I had heard of God and Jesus, they just weren’t part of my everyday-walking-around-living-life thoughts.
So when a young girl I was interested in invited me to spend a week on a youth mission trip, I jumped at the chance. Not to spend a week serving. Not to learn more about God/Jesus/the Church. To spend a week with a young girl.
Long story a bit shorter, she didn’t go. I did. A couple dozen nudges and lots of conversation later, I became a pastor.
I’ve written papers about my “call to ministry”. I’ve read the call stories in the Bible and nodded along as I compared my own sense of call with some of the biggest names in the scriptures. Moses. Isaiah. Jeremiah. The Disciples. For me, being a pastor is a great honor and an amazing journey.
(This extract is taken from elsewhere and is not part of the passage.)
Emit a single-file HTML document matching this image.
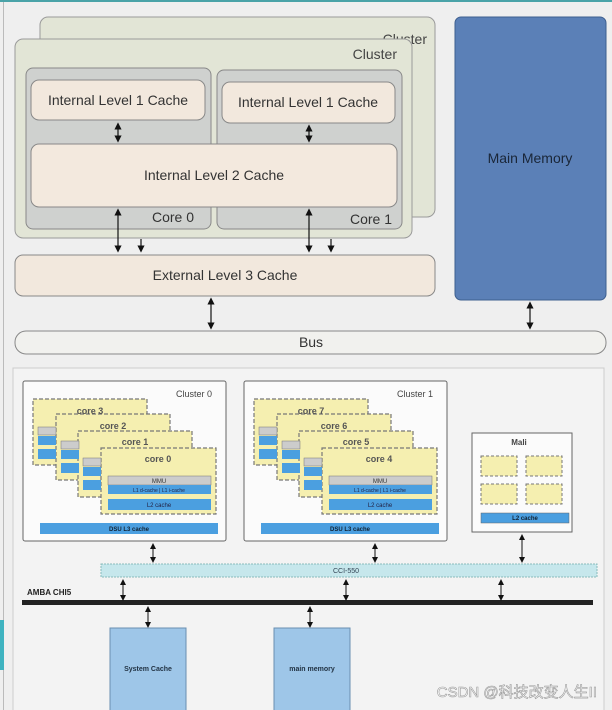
<!DOCTYPE html>
<html><head><meta charset="utf-8"><style>
html,body{margin:0;padding:0;background:#efefef;}
svg{display:block;font-family:"Liberation Sans","Noto Sans CJK SC",sans-serif;}
</style></head><body>
<svg width="612" height="710" viewBox="0 0 612 710" xmlns="http://www.w3.org/2000/svg">
<defs>
<marker id="a" markerWidth="6" markerHeight="6" refX="3" refY="3" orient="auto-start-reverse"><path d="M0,0 L6,3 L0,6 z" fill="#111"/></marker>
</defs>
<rect x="0" y="0" width="612" height="710" fill="#efefef"/>
<rect x="0" y="0" width="612" height="2" fill="#4aa3a8"/>
<rect x="3" y="2" width="1" height="708" fill="#bbb"/>
<!-- top diagram -->
<rect x="40" y="17" width="395" height="200" rx="8" fill="#e2e5d6" stroke="#9a9a9a"/>
<text x="427" y="44" font-size="14" fill="#444" text-anchor="end">Cluster</text>
<rect x="15" y="39" width="397" height="199" rx="8" fill="#e2e5d6" stroke="#9a9a9a"/>
<text x="397" y="59" font-size="14" fill="#444" text-anchor="end">Cluster</text>
<rect x="26" y="68" width="185" height="161" rx="7" fill="#cfd1cf" stroke="#888"/>
<rect x="217" y="70" width="185" height="159" rx="7" fill="#cfd1cf" stroke="#888"/>
<rect x="31" y="80" width="174" height="40" rx="8" fill="#f2e8dd" stroke="#888"/>
<text x="118" y="105" font-size="14" fill="#333" text-anchor="middle">Internal Level 1 Cache</text>
<rect x="222" y="82" width="173" height="41" rx="8" fill="#f2e8dd" stroke="#888"/>
<text x="308" y="107" font-size="14" fill="#333" text-anchor="middle">Internal Level 1 Cache</text>
<rect x="31" y="144" width="366" height="63" rx="8" fill="#f3e9de" stroke="#888"/>
<text x="214" y="180" font-size="14" fill="#333" text-anchor="middle">Internal Level 2 Cache</text>
<text x="194" y="222" font-size="14" fill="#333" text-anchor="end">Core 0</text>
<text x="392" y="224" font-size="14" fill="#333" text-anchor="end">Core 1</text>
<g stroke="#111" stroke-width="1.2">
<line x1="118" y1="126" x2="118" y2="139" marker-start="url(#a)" marker-end="url(#a)"/>
<line x1="309" y1="128" x2="309" y2="139" marker-start="url(#a)" marker-end="url(#a)"/>
<line x1="118" y1="212" x2="118" y2="249" marker-start="url(#a)" marker-end="url(#a)"/>
<line x1="309" y1="212" x2="309" y2="249" marker-start="url(#a)" marker-end="url(#a)"/>
<line x1="141" y1="239" x2="141" y2="249" marker-end="url(#a)"/>
<line x1="331" y1="239" x2="331" y2="249" marker-end="url(#a)"/>
<line x1="211" y1="301" x2="211" y2="326" marker-start="url(#a)" marker-end="url(#a)"/>
<line x1="530" y1="305" x2="530" y2="326" marker-start="url(#a)" marker-end="url(#a)"/>
</g>
<rect x="15" y="255" width="420" height="41" rx="8" fill="#f2e8dd" stroke="#888"/>
<text x="225" y="280" font-size="14" fill="#333" text-anchor="middle">External Level 3 Cache</text>
<rect x="455" y="17" width="151" height="283" rx="6" fill="#5b80b7" stroke="#3e5f8f"/>
<text x="530" y="163" font-size="14" fill="#1a2638" text-anchor="middle">Main Memory</text>
<rect x="15" y="331" width="591" height="23" rx="11" fill="#f1f1ee" stroke="#888"/>
<text x="311" y="347" font-size="14" fill="#333" text-anchor="middle">Bus</text>
<!-- lower panel -->
<rect x="13" y="368" width="591" height="350" fill="#f3f3f3" stroke="#ccc"/>
<g id="cl0">
<rect x="23" y="381" width="203" height="160" rx="2" fill="#fbfbfb" stroke="#666"/>
<text x="212" y="397" font-size="9" fill="#444" text-anchor="end">Cluster 0</text>
<g stroke="#777" stroke-dasharray="4,2" stroke-width="1.2">
<rect x="33" y="399" width="114" height="66" fill="#f5efb0"/>
<rect x="56" y="414" width="114" height="66" fill="#f5efb0"/>
<rect x="78" y="431" width="114" height="66" fill="#f5efb0"/>
<rect x="101" y="448" width="115" height="66" fill="#f5efb0"/>
</g>
<rect x="38" y="427" width="18" height="8" fill="#ccc" stroke="#777" stroke-width=".5"/><rect x="38" y="436" width="18" height="9" fill="#4b9fe0"/><rect x="38" y="449" width="18" height="10" fill="#4b9fe0"/>
<rect x="61" y="441" width="18" height="8" fill="#ccc" stroke="#777" stroke-width=".5"/><rect x="61" y="450" width="18" height="9" fill="#4b9fe0"/><rect x="61" y="463" width="18" height="10" fill="#4b9fe0"/>
<rect x="83" y="458" width="18" height="8" fill="#ccc" stroke="#777" stroke-width=".5"/><rect x="83" y="467" width="18" height="9" fill="#4b9fe0"/><rect x="83" y="480" width="18" height="10" fill="#4b9fe0"/>
<text x="90" y="414" font-size="9" fill="#555" text-anchor="middle" font-weight="bold">core 3</text>
<text x="113" y="429" font-size="9" fill="#555" text-anchor="middle" font-weight="bold">core 2</text>
<text x="135" y="445" font-size="9" fill="#555" text-anchor="middle" font-weight="bold">core 1</text>
<text x="158" y="462" font-size="9" fill="#555" text-anchor="middle" font-weight="bold">core 0</text>
<rect x="108" y="476" width="103" height="9" fill="#ccc" stroke="#777" stroke-width=".5"/>
<text x="159" y="483" font-size="6" fill="#333" text-anchor="middle">MMU</text>
<rect x="108" y="485" width="103" height="9" fill="#4b9fe0"/>
<text x="159" y="492" font-size="5" fill="#224" text-anchor="middle">L1 d-cache | L1 i-cache</text>
<rect x="108" y="499" width="103" height="11" fill="#4b9fe0"/>
<text x="159" y="507" font-size="6" fill="#224" text-anchor="middle">L2 cache</text>
<rect x="40" y="523" width="178" height="11" fill="#4b9fe0"/>
<text x="129" y="531" font-size="6" fill="#123" text-anchor="middle" font-weight="bold">DSU L3 cache</text>
</g>
<g transform="translate(221,0)">
<rect x="23" y="381" width="203" height="160" rx="2" fill="#fbfbfb" stroke="#666"/>
<text x="212" y="397" font-size="9" fill="#444" text-anchor="end">Cluster 1</text>
<g stroke="#777" stroke-dasharray="4,2" stroke-width="1.2">
<rect x="33" y="399" width="114" height="66" fill="#f5efb0"/>
<rect x="56" y="414" width="114" height="66" fill="#f5efb0"/>
<rect x="78" y="431" width="114" height="66" fill="#f5efb0"/>
<rect x="101" y="448" width="115" height="66" fill="#f5efb0"/>
</g>
<rect x="38" y="427" width="18" height="8" fill="#ccc" stroke="#777" stroke-width=".5"/><rect x="38" y="436" width="18" height="9" fill="#4b9fe0"/><rect x="38" y="449" width="18" height="10" fill="#4b9fe0"/>
<rect x="61" y="441" width="18" height="8" fill="#ccc" stroke="#777" stroke-width=".5"/><rect x="61" y="450" width="18" height="9" fill="#4b9fe0"/><rect x="61" y="463" width="18" height="10" fill="#4b9fe0"/>
<rect x="83" y="458" width="18" height="8" fill="#ccc" stroke="#777" stroke-width=".5"/><rect x="83" y="467" width="18" height="9" fill="#4b9fe0"/><rect x="83" y="480" width="18" height="10" fill="#4b9fe0"/>
<text x="90" y="414" font-size="9" fill="#555" text-anchor="middle" font-weight="bold">core 7</text>
<text x="113" y="429" font-size="9" fill="#555" text-anchor="middle" font-weight="bold">core 6</text>
<text x="135" y="445" font-size="9" fill="#555" text-anchor="middle" font-weight="bold">core 5</text>
<text x="158" y="462" font-size="9" fill="#555" text-anchor="middle" font-weight="bold">core 4</text>
<rect x="108" y="476" width="103" height="9" fill="#ccc" stroke="#777" stroke-width=".5"/>
<text x="159" y="483" font-size="6" fill="#333" text-anchor="middle">MMU</text>
<rect x="108" y="485" width="103" height="9" fill="#4b9fe0"/>
<text x="159" y="492" font-size="5" fill="#224" text-anchor="middle">L1 d-cache | L1 i-cache</text>
<rect x="108" y="499" width="103" height="11" fill="#4b9fe0"/>
<text x="159" y="507" font-size="6" fill="#224" text-anchor="middle">L2 cache</text>
<rect x="40" y="523" width="178" height="11" fill="#4b9fe0"/>
<text x="129" y="531" font-size="6" fill="#123" text-anchor="middle" font-weight="bold">DSU L3 cache</text>
</g>
<rect x="472" y="433" width="100" height="99" fill="#fbfbfb" stroke="#666"/>
<text x="519" y="445" font-size="8" fill="#444" text-anchor="middle" font-weight="bold">Mali</text>
<g stroke="#777" stroke-dasharray="3,2" fill="#f5efb0">
<rect x="481" y="456" width="36" height="20"/><rect x="526" y="456" width="36" height="20"/>
<rect x="481" y="484" width="36" height="20"/><rect x="526" y="484" width="36" height="20"/>
</g>
<rect x="481" y="513" width="88" height="10" fill="#4b9fe0" stroke="#666" stroke-width=".5"/>
<text x="525" y="520" font-size="6" fill="#123" text-anchor="middle" font-weight="bold">L2 cache</text>
<rect x="101" y="564" width="496" height="13" fill="#c6e7ec" stroke="#8bb" stroke-dasharray="2,1"/>
<text x="346" y="573" font-size="7" fill="#345" text-anchor="middle">CCI-550</text>
<text x="27" y="595" font-size="8" fill="#222" font-weight="bold">AMBA CHI5</text>
<rect x="22" y="600" width="571" height="5" fill="#222"/>
<g stroke="#111" stroke-width="1">
<line x1="153" y1="546" x2="153" y2="560" marker-start="url(#a)" marker-end="url(#a)"/>
<line x1="375" y1="546" x2="375" y2="560" marker-start="url(#a)" marker-end="url(#a)"/>
<line x1="522" y1="537" x2="522" y2="560" marker-start="url(#a)" marker-end="url(#a)"/>
<line x1="123" y1="582" x2="123" y2="598" marker-start="url(#a)" marker-end="url(#a)"/>
<line x1="346" y1="582" x2="346" y2="598" marker-start="url(#a)" marker-end="url(#a)"/>
<line x1="501" y1="582" x2="501" y2="598" marker-start="url(#a)" marker-end="url(#a)"/>
<line x1="148" y1="609" x2="148" y2="625" marker-start="url(#a)" marker-end="url(#a)"/>
<line x1="310" y1="609" x2="310" y2="625" marker-start="url(#a)" marker-end="url(#a)"/>
</g>
<rect x="110" y="628" width="76" height="85" fill="#9ec6e8" stroke="#6a8fb0"/>
<text x="148" y="671" font-size="7" fill="#234" text-anchor="middle" font-weight="bold">System Cache</text>
<rect x="274" y="628" width="76" height="85" fill="#9ec6e8" stroke="#6a8fb0"/>
<text x="312" y="671" font-size="7" fill="#234" text-anchor="middle" font-weight="bold">main memory</text>
<rect x="0" y="620" width="4" height="50" fill="#3fb3c0"/>
<text x="597" y="697" font-size="15" fill="#fff" stroke="#999" stroke-width=".6" text-anchor="end">CSDN @科技改变人生II</text>
</svg>
</body></html>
I have been with people as they breathed their last. I have held hands with people who just received news there was nothing more that could be done. I have laughed with new parents. I have stood in the lake and baptized new brothers/sisters in Christ. I have prayed and preached and sometimes I have even seen God use the things I have said to impact a life.
I like what I do. I love that I get to do it.
So, when my son told me the other day that I needed to “get a real job”. I wasn’t really sure what to say. When he added “like a DJ”. I probably laughed. My son, the future comedian.
But I’ve been thinking about that micro conversation.
What I see as a humbling gift from God – the opportunity to be a pastor – does my son sees as a waste of time?
What have I done or not done to leave him with this impression? What have I said, not said that led him to believe this is anything short of the best occupation ever?
And I think that must be the answer. In his eyes, being a pastor is an occupation. A job. It looks like a lot of writing and reading and talking. It doesn’t look like an adventure (but it is!). It doesn’t look all that fun (it certainly can be!). It doesn’t look like anything he’d ever imagine wanting to do himself (of course, neither did I!).
I’m interested in what he might say if we had a conversation about how I see what I do. Not as a job, but as a vocation…as a calling. As something I do, because I have been uniquely gifted to do it. As something I do, because I couldn’t find fulfillment and satisfaction doing anything else.
Because I have a fire in my bones. (Jeremiah 20:9)
Because the Spirit of the Lord is upon me. (Luke 4:18-19)
Because I have been thirsty and I don’t want to thirst anymore. (John 4:1-28)
At the end of our conversation he might still think it’s better to be a DJ than it is to be a pastor, but I pray he’ll understand, for me it could never be.